Che cos’è la plastica? La materia prima deriva dai combustibili fossili (ad esempio carbone o petrolio) e plastica è il termine generico per indicare una miscela di sostanze chimiche ricche di carbonio in strutture solide. Nata all’incirca nell’Ottocento veniva usata per fare prodotti di uso quotidiano (pettini) e prendeva il nome di parkesina, ribattezzata celluloide e nel 1909 bachelite. Fu la seconda guerra mondiale a renderla famosa: tra il 1939 e il 1945 si passò da 97mila tonnellate a 371mila prodotte in USA. Successivamente alla guerra la plastica cominciò l’inesorabile ascesa che la porta a sostituire il cotone, il vetro, il cartone. Nel 1965 batte il record di crescita per il tredicesimo anno consecutivo e il suo uso (e abuso?) continua ad aumentare, fino ad arrivare ad essere un materiale di uso quotidiano e su larga scala. E la plastica non è entrata prepotentemente nelle nostre vite perché migliore dei prodotti naturali che sostituiva, ma principalmente perché più economica, comoda e leggera. Tanto che la si può gettare via senza troppi rimpianti, potendola sostituire subito. La plastica ha reso possibile il consumo usa e getta che ha sdoganato una serie di tabù sociali notevoli, ci ha permesso di emanciparci ed è uno dei simboli dell’era moderna. Basti pensare a quanto nel giro di quattro generazioni, in un secolo, il mondo sia cambiato. Ora ci rendiamo conto che la plastica è stata nostra amica, ma non è un aiuto sostenibile e anzi ci si potrebbe rivoltare contro. Deve però essere chiaro che mettere in discussione la plastica significa mettere in discussione la nostra società. Il nostro stile di vita, il consumismo stesso.

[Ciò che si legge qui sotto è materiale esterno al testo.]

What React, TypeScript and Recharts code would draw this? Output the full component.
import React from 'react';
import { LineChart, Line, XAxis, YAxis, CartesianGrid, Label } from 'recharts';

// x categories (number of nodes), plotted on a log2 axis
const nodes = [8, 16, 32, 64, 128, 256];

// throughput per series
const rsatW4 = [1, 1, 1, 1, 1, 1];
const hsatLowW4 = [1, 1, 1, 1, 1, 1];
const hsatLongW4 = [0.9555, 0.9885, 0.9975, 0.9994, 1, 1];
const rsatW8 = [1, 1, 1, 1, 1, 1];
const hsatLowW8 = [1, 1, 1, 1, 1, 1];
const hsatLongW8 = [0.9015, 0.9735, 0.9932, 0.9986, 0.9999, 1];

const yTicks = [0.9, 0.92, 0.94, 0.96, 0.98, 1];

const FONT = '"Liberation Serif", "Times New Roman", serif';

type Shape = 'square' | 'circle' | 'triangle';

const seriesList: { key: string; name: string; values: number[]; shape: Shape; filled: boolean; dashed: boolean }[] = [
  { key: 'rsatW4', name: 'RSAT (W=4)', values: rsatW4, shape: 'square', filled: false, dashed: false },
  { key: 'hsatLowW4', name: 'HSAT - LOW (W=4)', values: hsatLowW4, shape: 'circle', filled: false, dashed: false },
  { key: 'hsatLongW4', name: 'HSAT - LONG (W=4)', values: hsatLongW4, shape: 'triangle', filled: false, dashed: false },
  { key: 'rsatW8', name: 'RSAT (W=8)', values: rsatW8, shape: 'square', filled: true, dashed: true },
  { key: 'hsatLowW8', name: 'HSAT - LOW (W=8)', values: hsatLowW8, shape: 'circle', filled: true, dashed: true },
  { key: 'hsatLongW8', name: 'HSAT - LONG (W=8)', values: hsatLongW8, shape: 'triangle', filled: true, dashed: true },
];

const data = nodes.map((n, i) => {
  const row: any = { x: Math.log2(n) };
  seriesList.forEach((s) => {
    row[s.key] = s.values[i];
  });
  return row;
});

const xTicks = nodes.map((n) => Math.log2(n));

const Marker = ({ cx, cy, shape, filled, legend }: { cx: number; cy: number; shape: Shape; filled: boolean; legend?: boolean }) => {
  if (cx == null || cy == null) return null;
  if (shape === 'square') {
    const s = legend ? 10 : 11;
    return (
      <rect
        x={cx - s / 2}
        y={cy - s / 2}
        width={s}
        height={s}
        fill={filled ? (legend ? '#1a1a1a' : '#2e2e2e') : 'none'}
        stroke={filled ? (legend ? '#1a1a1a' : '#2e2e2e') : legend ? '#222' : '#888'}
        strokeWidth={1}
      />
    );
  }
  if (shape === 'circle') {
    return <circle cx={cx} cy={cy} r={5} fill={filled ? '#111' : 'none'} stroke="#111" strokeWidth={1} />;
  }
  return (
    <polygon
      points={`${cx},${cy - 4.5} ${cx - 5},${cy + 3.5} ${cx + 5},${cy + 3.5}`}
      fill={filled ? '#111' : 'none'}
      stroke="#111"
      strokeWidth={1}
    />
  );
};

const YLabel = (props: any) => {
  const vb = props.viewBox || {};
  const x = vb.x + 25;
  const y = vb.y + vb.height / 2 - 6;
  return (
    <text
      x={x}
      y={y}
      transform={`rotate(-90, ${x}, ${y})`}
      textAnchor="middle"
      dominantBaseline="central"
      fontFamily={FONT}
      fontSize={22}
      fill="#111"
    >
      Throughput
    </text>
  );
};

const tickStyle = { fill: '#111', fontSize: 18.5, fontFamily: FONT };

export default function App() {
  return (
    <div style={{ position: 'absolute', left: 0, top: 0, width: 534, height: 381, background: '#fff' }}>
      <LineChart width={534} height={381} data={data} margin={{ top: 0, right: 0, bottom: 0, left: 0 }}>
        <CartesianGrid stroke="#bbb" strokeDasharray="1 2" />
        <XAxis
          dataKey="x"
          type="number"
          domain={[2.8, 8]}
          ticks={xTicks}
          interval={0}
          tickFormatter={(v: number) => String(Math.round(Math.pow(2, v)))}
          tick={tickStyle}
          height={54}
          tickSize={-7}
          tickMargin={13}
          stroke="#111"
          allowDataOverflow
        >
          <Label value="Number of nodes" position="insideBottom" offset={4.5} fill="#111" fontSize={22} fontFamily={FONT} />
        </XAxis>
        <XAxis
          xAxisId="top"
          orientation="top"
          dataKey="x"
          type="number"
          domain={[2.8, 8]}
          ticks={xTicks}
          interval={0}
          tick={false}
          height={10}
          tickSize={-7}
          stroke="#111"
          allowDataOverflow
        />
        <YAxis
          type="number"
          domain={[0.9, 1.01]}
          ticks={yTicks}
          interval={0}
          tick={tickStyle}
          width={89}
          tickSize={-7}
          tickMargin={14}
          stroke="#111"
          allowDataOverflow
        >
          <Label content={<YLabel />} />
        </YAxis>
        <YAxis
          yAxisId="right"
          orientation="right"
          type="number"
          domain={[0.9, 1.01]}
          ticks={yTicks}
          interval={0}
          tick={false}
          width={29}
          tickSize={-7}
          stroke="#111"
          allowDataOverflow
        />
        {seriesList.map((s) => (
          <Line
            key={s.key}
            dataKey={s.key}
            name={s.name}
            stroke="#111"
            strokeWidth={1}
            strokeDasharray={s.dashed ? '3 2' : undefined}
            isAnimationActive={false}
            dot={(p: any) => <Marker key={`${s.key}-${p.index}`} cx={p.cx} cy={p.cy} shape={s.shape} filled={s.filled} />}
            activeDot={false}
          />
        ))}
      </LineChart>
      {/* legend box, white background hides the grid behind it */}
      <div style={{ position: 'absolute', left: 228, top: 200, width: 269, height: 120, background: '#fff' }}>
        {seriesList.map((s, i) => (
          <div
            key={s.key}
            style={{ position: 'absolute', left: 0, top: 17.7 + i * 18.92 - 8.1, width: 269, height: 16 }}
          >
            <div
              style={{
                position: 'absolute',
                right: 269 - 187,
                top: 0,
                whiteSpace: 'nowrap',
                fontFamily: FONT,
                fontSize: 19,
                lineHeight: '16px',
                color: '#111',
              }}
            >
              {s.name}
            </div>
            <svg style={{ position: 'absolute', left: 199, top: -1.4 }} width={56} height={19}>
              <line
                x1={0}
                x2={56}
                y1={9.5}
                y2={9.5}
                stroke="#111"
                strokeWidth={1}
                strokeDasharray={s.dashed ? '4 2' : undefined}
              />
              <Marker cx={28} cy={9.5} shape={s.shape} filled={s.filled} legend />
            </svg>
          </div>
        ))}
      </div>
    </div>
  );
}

Non è possibile far ricadere la colpa direttamente sui consumatori, come è evidente che la raccolta differenziata domestica è una pratica indispensabile, ma non sufficiente. Innanzitutto la plastica è uno dei materiali più difficili da riciclare (si degrada ogni volta, infatti viene riproposta come fibra tessile o pezzi di arredamento e poi in materiale di riempimento per strade e poi isolante, rimandando solo il suo inesorabile arrivo nelle discariche o in Oceano). Oltre a ciò il riciclo è ancora una pratica in via di sviluppo: negli Stati Uniti viene riciclato meno del 10%. Quindi il riciclaggio è poco praticato e non sembra essere la soluzione definitiva per prevenire il collasso.

Il paradosso della plastica: il movimento #plastcifree è un fenomeno apparentemente concreto e di possibile risoluzione, tra tutti gli aspetti che contribuiscono al cambiamento climatico, ma è intrinsecamente collegato all’industria, alla globalizzazione, alla tecnologia. Sette dei dieci maggiori produttori di plastiche sono anche possessori petroliferi e fintanto che continueranno ad estrarre il combustibile fossile saranno interessati a produrre plastica. Entrano quindi in contrasto aspetti centrali della società odierna, primo fra tutti il nostro stile di vita insostenibile.

Però è giusto lamentarsi. È giusto pretendere e cercare di ottenere cambiamenti a tutti i livelli: i report scientifici ci hanno spinto a prendere una posizione, gruppi di cittadini si sono organizzati, i governi iniziano a prendere provvedimenti, le sfere politiche si muovono e regolamentano il settore.

È giusto pretendere che le aziende in primis prendano atto del problema. Perché se il problema della plastica è in parte influente sul cambiamento climatico significa che qualcosa lo stiamo facendo per il nostro pianeta. Questa è diventata la campagna ambientale mondiale di maggior successo dall’inizio di questo secolo e qualcosa dovrà pur dire.

È giusto provare a migliorarsi, cercare nuove soluzioni, progredire, evolversi.

Perché ricordiamolo: “progresso, ma non evoluzione. Sai come si chiama? Estinzione”.